RuntimeError: rnn: hx is not contiguous when using multilayer-LSTM as network

Question

RuntimeError: rnn: hx is not contiguous when using multilayer-LSTM as network

chaojie-fu opened this issue 3 years ago · 3 comments

Hi, I came into the error

Traceback (most recent call last):
  File "./train.py", line 110, in launch_rlg_hydra
    runner.run({
  File "/home/fuchaojie/DATA_UBUNTU/Isaac_env/lib/python3.8/site-packages/rl_games/torch_runner.py", line 139, in run
    self.run_train()
  File "/home/fuchaojie/DATA_UBUNTU/Isaac_env/lib/python3.8/site-packages/rl_games/torch_runner.py", line 125, in run_train
    agent.train()
  File "/home/fuchaojie/DATA_UBUNTU/Isaac_env/lib/python3.8/site-packages/rl_games/common/a2c_common.py", line 1143, in train
    step_time, play_time, update_time, sum_time, a_losses, c_losses, b_losses, entropies, kls, last_lr, lr_mul = self.train_epoch()
  File "/home/fuchaojie/DATA_UBUNTU/Isaac_env/lib/python3.8/site-packages/rl_games/common/a2c_common.py", line 1023, in train_epoch
    self.train_central_value()
  File "/home/fuchaojie/DATA_UBUNTU/Isaac_env/lib/python3.8/site-packages/rl_games/common/a2c_common.py", line 521, in train_central_value
    return self.central_value_net.train_net()
  File "/home/fuchaojie/DATA_UBUNTU/Isaac_env/lib/python3.8/site-packages/rl_games/algos_torch/central_value.py", line 176, in train_net
    loss += self.train_critic(self.dataset[idx])
  File "/home/fuchaojie/DATA_UBUNTU/Isaac_env/lib/python3.8/site-packages/rl_games/algos_torch/central_value.py", line 155, in train_critic
    loss = self.calc_gradients(input_dict)
  File "/home/fuchaojie/DATA_UBUNTU/Isaac_env/lib/python3.8/site-packages/rl_games/algos_torch/central_value.py", line 201, in calc_gradients
    values, _ = self.forward(batch_dict)
  File "/home/fuchaojie/DATA_UBUNTU/Isaac_env/lib/python3.8/site-packages/rl_games/algos_torch/central_value.py", line 136, in forward
    value, rnn_states = self.model(input_dict)
  File "/home/fuchaojie/DATA_UBUNTU/Isaac_env/lib/python3.8/site-packages/torch/nn/modules/module.py", line 1102, in _call_impl
    return forward_call(*input, **kwargs)
  File "/home/fuchaojie/DATA_UBUNTU/Isaac_env/lib/python3.8/site-packages/rl_games/algos_torch/network_builder.py", line 403, in forward
    out, states = self.rnn(out, states)
  File "/home/fuchaojie/DATA_UBUNTU/Isaac_env/lib/python3.8/site-packages/torch/nn/modules/module.py", line 1102, in _call_impl
    return forward_call(*input, **kwargs)
  File "/home/fuchaojie/DATA_UBUNTU/Isaac_env/lib/python3.8/site-packages/torch/nn/modules/rnn.py", line 691, in forward
    result = _VF.lstm(input, hx, self._flat_weights, self.bias, self.num_layers,
RuntimeError: rnn: hx is not contiguous

Set the environment variable HYDRA_FULL_ERROR=1 for a complete stack trace.

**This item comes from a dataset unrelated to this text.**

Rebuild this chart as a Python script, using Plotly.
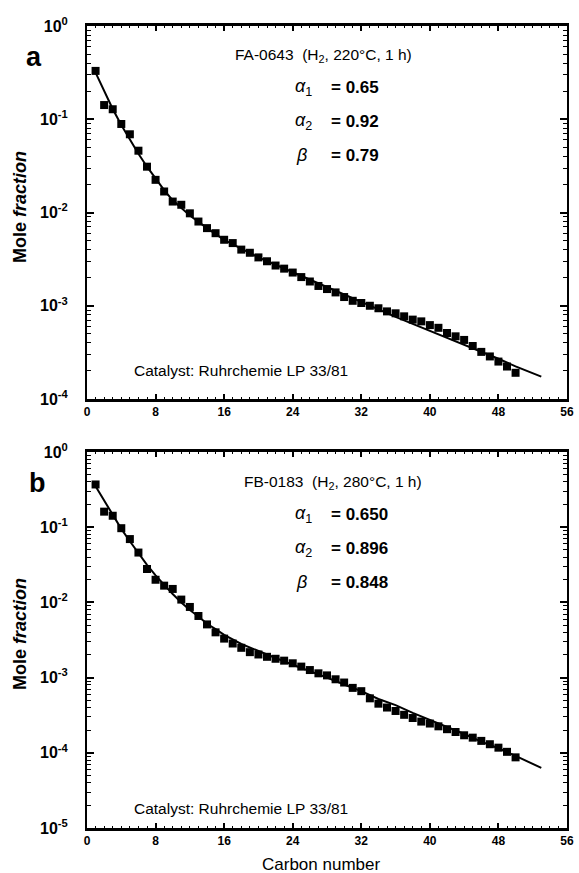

when running IsaacGym (Preview 3)'s ShadowHandOpenAI_LSTM example with the parameter layers in training config file ShadowHandPPOAsymmLSTM.yaml set to 2. It seems like that rl_games don't currently support multilayer-LSTM. Is it true or it's just a bug?

Answer 1 · 2021-12-05T18:34:57.000Z

Seems like a bug.
Ill take a look today, thanks.

Answer 2 · 2021-12-05T22:18:40.000Z

Fixed.
Just added contiguous here: input_dict['rnn_states'] = [s[:, gstart:gend, :].contiguous() for s in rnn_states]
I've already merged it into the master.

Answer 3 · 2021-12-06T07:14:57.000Z

Now it worked, thanks a lot for your quick response!